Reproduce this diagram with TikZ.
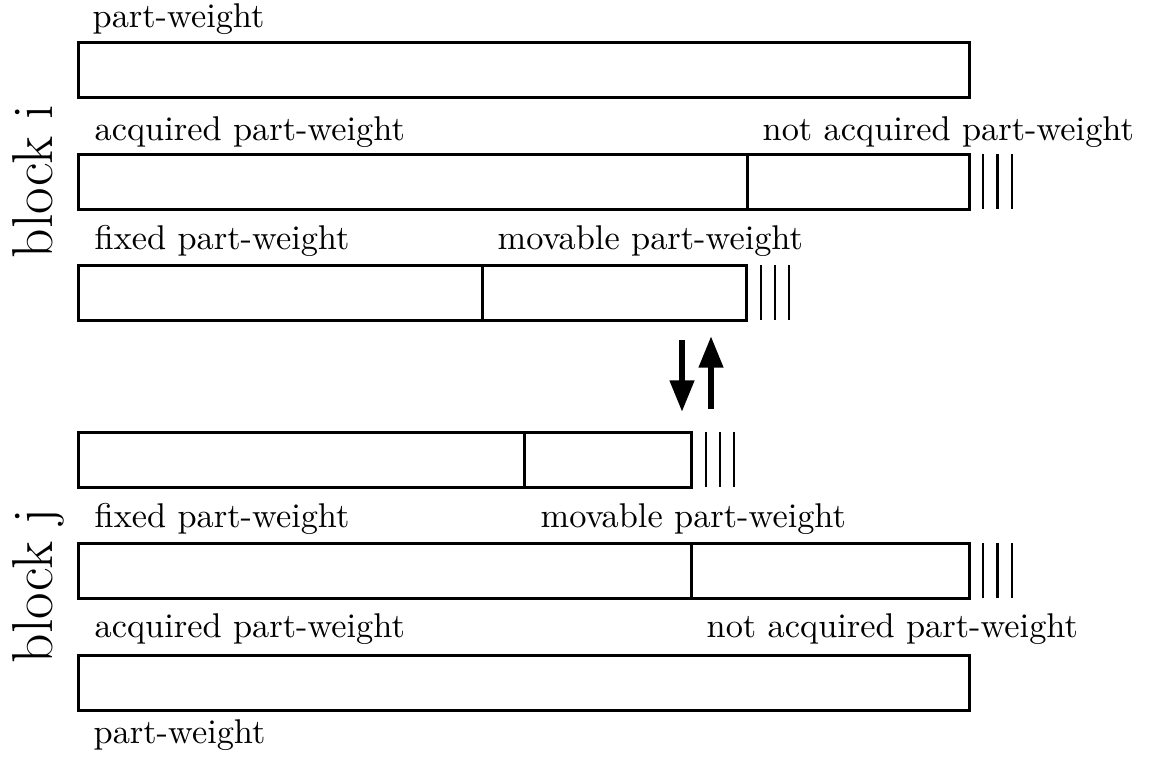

○ ○ ○

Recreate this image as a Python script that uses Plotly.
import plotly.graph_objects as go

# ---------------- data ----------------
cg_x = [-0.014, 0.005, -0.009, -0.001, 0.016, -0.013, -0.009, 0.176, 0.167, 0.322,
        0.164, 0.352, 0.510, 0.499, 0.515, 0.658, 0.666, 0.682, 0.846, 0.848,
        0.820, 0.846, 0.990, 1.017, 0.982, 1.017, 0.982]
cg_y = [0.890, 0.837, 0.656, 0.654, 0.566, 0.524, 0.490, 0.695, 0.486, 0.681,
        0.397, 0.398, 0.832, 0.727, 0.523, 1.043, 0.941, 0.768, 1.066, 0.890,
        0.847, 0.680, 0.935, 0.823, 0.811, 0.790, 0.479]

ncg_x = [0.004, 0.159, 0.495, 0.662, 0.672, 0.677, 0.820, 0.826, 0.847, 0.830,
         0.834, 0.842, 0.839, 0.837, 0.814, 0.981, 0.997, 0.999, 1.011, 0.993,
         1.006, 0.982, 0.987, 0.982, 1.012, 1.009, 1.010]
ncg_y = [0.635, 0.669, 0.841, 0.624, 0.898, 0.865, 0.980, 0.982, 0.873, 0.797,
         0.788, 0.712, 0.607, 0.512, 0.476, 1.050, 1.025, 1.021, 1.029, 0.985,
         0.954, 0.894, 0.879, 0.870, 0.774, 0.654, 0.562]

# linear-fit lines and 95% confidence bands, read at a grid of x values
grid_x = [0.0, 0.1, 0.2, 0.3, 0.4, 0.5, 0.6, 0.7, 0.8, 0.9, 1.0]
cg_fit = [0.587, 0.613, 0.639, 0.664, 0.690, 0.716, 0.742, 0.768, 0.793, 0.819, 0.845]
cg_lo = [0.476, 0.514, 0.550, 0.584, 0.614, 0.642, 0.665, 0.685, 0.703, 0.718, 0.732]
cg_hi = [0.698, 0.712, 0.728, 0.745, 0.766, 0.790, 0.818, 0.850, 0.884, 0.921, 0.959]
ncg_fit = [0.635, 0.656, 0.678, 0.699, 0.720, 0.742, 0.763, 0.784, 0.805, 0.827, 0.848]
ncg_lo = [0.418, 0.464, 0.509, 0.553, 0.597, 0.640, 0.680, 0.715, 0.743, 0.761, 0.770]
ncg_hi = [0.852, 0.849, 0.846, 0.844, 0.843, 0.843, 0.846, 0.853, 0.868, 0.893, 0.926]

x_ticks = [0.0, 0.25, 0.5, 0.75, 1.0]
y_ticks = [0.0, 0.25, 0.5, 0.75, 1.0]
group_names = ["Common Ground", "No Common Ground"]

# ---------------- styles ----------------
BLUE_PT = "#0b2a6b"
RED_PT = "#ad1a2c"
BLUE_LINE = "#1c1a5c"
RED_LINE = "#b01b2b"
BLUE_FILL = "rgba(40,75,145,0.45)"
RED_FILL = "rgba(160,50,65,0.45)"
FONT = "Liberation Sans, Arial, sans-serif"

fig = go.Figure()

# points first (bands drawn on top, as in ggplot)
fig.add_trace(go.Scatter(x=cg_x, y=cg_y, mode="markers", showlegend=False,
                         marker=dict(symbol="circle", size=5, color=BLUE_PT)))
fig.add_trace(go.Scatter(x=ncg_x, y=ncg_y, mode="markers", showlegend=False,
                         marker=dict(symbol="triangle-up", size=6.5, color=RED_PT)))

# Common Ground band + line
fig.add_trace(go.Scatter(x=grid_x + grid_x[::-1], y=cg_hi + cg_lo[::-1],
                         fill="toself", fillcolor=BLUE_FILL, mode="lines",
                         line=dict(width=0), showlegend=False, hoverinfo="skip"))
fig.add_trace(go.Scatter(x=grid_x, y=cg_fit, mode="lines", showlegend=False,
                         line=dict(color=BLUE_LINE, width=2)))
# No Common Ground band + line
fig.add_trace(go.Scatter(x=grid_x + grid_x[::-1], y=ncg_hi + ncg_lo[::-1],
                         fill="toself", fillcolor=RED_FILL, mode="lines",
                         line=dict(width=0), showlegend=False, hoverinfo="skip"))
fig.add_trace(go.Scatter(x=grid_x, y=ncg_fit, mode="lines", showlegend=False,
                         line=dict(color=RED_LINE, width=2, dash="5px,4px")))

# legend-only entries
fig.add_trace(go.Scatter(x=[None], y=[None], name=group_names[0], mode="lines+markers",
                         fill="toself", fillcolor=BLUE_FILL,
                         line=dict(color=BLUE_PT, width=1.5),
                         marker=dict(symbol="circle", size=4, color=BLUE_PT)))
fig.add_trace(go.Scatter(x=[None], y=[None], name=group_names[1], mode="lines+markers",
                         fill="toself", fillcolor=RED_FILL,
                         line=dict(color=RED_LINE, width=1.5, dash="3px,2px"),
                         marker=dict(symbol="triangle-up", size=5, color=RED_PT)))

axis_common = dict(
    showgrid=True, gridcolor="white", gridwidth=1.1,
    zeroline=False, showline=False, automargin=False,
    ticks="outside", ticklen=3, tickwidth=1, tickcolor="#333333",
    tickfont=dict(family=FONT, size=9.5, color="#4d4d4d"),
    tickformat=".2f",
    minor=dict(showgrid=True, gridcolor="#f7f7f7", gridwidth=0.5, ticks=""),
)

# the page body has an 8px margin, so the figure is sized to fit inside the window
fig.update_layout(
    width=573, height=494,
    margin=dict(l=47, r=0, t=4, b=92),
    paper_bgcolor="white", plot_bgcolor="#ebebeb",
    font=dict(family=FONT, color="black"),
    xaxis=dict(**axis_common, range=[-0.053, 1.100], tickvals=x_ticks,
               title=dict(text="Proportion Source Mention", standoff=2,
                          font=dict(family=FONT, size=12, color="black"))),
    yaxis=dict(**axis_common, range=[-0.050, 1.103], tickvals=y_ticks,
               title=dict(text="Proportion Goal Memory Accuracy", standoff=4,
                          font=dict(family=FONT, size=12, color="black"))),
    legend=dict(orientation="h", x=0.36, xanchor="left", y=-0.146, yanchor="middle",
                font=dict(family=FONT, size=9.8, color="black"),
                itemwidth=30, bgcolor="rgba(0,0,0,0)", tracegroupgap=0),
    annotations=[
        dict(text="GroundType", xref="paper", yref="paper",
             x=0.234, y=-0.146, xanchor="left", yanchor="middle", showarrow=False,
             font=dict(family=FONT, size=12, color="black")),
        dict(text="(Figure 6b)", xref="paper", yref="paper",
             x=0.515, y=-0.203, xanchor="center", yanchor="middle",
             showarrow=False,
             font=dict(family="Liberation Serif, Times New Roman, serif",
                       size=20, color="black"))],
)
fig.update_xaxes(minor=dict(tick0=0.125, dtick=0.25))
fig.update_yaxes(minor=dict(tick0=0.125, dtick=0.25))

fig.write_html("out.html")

○ ○ ○

(Given exercise):
With the first line being the one containing "Recreate this image" and the last line the one containing "0.954, 0.894, 0.879, 0.870, 0.774, 0.654, 0.562]", transcribe exactly the lines above that fall in that range.

(Correct answer):
Recreate this image as a Python script that uses Plotly.
import plotly.graph_objects as go

# ---------------- data ----------------
cg_x = [-0.014, 0.005, -0.009, -0.001, 0.016, -0.013, -0.009, 0.176, 0.167, 0.322,
        0.164, 0.352, 0.510, 0.499, 0.515, 0.658, 0.666, 0.682, 0.846, 0.848,
        0.820, 0.846, 0.990, 1.017, 0.982, 1.017, 0.982]
cg_y = [0.890, 0.837, 0.656, 0.654, 0.566, 0.524, 0.490, 0.695, 0.486, 0.681,
        0.397, 0.398, 0.832, 0.727, 0.523, 1.043, 0.941, 0.768, 1.066, 0.890,
        0.847, 0.680, 0.935, 0.823, 0.811, 0.790, 0.479]

ncg_x = [0.004, 0.159, 0.495, 0.662, 0.672, 0.677, 0.820, 0.826, 0.847, 0.830,
         0.834, 0.842, 0.839, 0.837, 0.814, 0.981, 0.997, 0.999, 1.011, 0.993,
         1.006, 0.982, 0.987, 0.982, 1.012, 1.009, 1.010]
ncg_y = [0.635, 0.669, 0.841, 0.624, 0.898, 0.865, 0.980, 0.982, 0.873, 0.797,
         0.788, 0.712, 0.607, 0.512, 0.476, 1.050, 1.025, 1.021, 1.029, 0.985,
         0.954, 0.894, 0.879, 0.870, 0.774, 0.654, 0.562]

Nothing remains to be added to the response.